Task instructions: Find the lines that contain the word "this" and copy each one.

Rows from a dataset of charts and code
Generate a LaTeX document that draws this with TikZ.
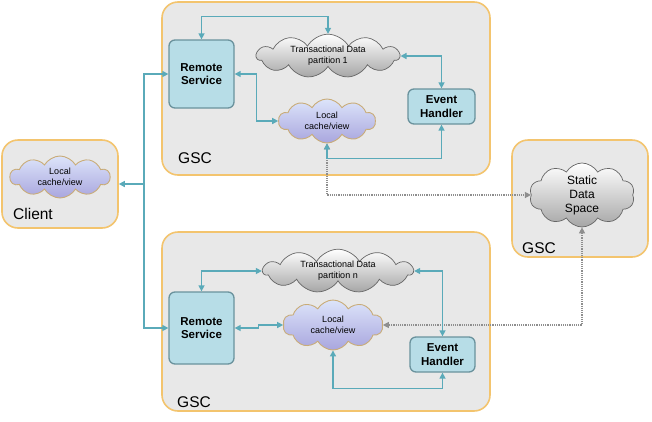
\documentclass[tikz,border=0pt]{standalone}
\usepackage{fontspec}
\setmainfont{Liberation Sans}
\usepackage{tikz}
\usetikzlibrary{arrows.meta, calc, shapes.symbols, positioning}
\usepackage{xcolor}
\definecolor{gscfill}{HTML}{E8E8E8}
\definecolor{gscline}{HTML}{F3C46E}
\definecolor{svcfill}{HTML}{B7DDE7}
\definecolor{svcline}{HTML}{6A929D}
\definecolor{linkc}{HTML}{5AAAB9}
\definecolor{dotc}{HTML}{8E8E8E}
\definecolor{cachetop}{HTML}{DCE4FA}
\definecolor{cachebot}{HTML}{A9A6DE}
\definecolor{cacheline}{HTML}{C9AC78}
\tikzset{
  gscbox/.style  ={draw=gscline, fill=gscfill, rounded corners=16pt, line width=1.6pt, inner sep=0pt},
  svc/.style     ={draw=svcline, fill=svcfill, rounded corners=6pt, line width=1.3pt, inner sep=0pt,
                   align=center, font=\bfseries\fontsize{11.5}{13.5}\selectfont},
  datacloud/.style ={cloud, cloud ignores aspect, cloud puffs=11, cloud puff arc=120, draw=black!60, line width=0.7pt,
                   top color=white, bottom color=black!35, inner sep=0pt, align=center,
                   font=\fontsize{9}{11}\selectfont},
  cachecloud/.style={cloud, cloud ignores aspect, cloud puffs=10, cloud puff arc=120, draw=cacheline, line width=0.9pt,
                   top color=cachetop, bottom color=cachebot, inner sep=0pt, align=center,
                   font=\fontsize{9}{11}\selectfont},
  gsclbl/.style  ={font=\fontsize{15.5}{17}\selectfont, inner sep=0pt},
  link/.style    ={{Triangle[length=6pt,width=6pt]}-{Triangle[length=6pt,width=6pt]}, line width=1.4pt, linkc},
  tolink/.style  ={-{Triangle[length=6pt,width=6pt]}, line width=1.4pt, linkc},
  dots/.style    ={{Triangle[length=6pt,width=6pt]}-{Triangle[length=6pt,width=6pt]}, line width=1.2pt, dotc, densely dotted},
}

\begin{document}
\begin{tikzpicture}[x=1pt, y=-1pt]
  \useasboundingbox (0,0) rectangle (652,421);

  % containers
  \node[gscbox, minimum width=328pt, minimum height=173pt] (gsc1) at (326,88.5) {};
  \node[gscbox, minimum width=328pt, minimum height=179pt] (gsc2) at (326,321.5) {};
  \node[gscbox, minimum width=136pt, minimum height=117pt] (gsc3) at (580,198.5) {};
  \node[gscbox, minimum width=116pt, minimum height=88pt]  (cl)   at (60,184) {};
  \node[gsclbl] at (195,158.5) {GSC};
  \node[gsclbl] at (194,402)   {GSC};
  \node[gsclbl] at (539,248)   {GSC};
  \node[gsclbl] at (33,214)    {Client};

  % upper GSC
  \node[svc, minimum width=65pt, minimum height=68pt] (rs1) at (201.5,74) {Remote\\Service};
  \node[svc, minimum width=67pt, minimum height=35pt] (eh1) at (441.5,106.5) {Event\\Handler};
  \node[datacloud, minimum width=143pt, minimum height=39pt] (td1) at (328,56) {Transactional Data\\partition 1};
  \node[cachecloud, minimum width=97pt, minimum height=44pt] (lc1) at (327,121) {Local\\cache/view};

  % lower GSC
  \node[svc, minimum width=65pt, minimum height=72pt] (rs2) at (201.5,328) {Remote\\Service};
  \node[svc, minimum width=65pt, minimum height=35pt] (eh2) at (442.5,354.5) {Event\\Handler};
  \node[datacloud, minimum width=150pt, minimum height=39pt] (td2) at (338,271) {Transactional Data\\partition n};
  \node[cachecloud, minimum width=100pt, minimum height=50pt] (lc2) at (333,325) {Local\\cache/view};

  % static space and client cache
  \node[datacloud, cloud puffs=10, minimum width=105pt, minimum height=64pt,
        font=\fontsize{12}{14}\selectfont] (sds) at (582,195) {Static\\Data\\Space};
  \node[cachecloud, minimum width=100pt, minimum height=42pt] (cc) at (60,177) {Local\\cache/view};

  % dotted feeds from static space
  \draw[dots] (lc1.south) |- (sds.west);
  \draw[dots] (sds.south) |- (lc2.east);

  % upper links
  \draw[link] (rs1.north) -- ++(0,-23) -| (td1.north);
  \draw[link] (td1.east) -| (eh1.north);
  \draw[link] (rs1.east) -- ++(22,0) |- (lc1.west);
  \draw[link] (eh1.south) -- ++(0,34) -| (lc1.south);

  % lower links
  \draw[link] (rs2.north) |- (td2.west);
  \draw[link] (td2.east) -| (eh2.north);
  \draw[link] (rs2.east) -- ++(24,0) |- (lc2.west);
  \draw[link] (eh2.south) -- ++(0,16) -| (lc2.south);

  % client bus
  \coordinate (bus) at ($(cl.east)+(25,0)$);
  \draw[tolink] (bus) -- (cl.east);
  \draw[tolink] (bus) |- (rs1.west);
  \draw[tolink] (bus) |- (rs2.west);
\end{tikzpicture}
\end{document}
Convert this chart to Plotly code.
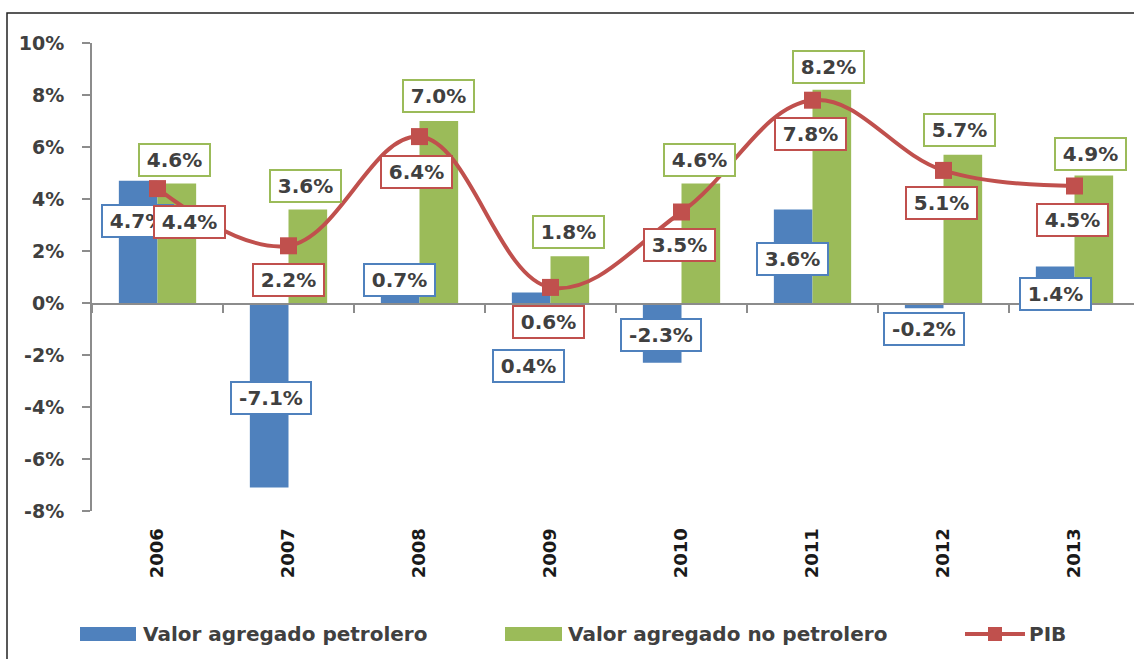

Result of the task:
Generate a LaTeX document that draws this with TikZ.
Convert this chart to Plotly code.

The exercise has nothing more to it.